Die Fallzahlsteigerungen in bestimmten Bereichen sind auch der Anlass für die Analyse des BMF-Beirats gewesen. Laut Gutachten ist die Ursache schnell ausgemacht: Deutschland hat zuviele Krankenhäuser. Längst üblich sind in zahlreichen Kliniken Visiten, bei denen die Kosten-Nutzen-Optimierer aus der Verwaltung mitlaufen. Damit die Einrichtungen wirtschaftlich arbeiten, ist das Prinzip von der Nachfrage, die das Angebot regelt, im Laufe der Jahre umgedreht worden auf ein Überangebot an Kliniken, die sich über entsprechende OP-Diagnosen die Einnahmen beschaffen.
52 Prozent aller Kliniken in Deutschland haben weniger als 200 Betten, was ihnen laut Gutachten ein normales Wirtschaften unmöglich macht. Noch deutlicher wird das Gutachten an dieser Stelle mit Blick auf die Querfinanzierung eigentlich nicht rentabler Krankenhäuser. Mit dem politischen Gütesiegel der „wohnortnahen Versorgung” würden sie weiterfinanziert über die Krankenversicherungen und ihre Beitragszahler, obwohl sie längst ineffizient seien.

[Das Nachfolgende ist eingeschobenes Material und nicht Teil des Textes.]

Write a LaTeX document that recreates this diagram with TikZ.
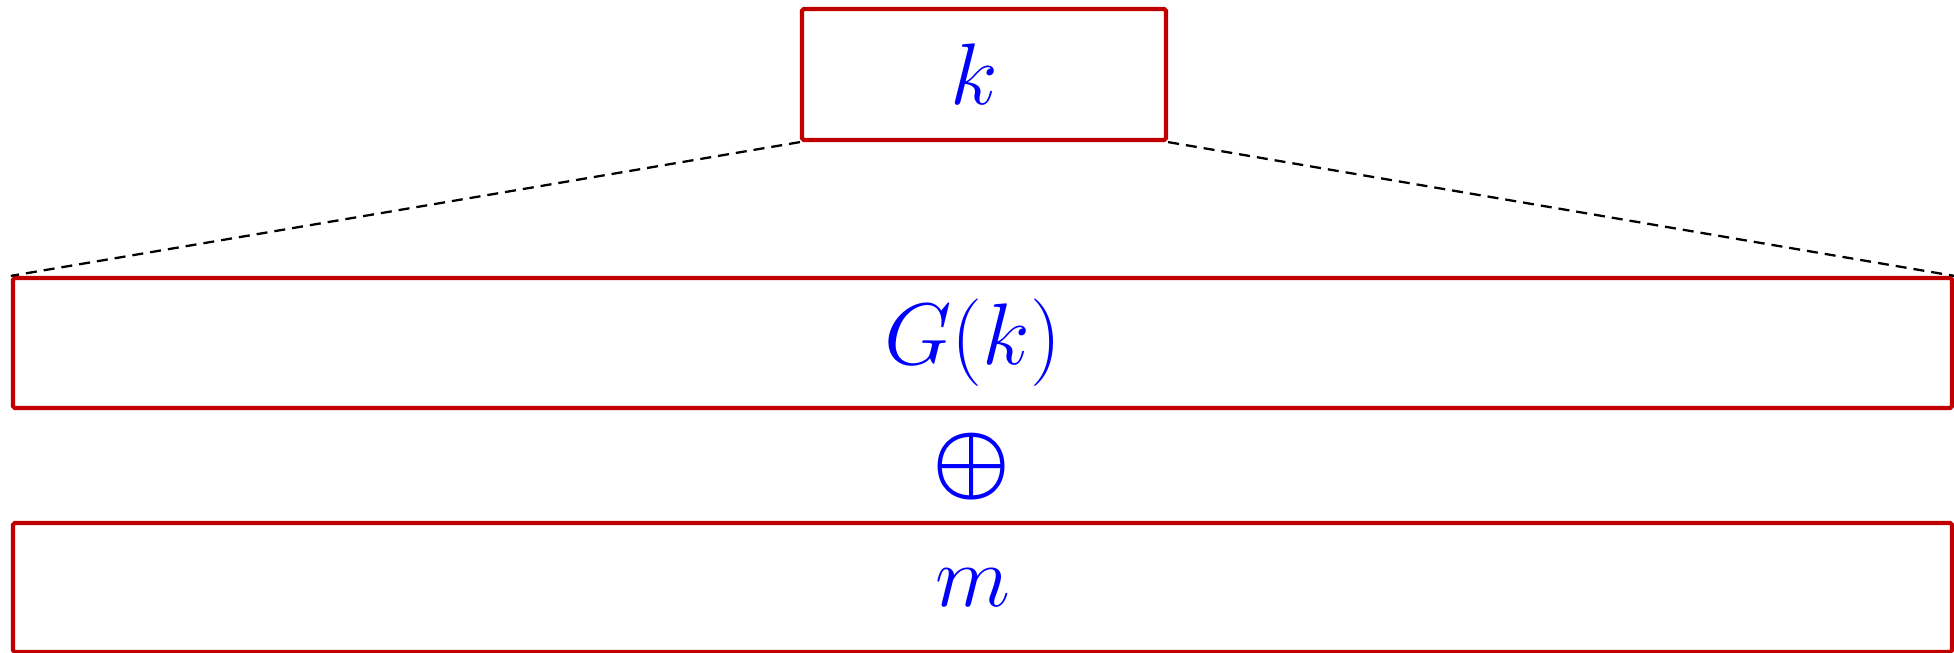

Während es in Deutschland knapp 1400 Krankenhäuser gibt und somit auf 1000 Einwohner rechnerisch gut sechs Klinikbetten kommen, leistet sich Nachbar Dänemark nur 2,5 Betten pro 1000 Einwohner. Auf dänische Verhältnisse umgerechnet hätte Deutschland dann vergleichbar weniger als 400 Krankenhäuser. Die wären dann aber alle mit eigenem Computertomographen (CT) und Intensivbetten ausgestattet. Tatsächlich verfügt derzeit jedes fünfte Krankenhaus über kein eigenes Intensivbett, 34 Prozent haben keinen eigenen CT.
Der Beirat kommt denn auch zu dem Ergebnis, dass Krankenkassen und Leistungserbringern das Recht eingeräumt werden sollte, Krankenhäuser zu schließen und Schwerpunkte in der medizinischen Versorgung zu bündeln. Darüber hinaus erarbeitete der Beirat Vorschläge für eine Neugestaltung der Investitionsfinanzierung der Krankenhäuser. Auch diese könnte auf die Krankenkassen übergehen.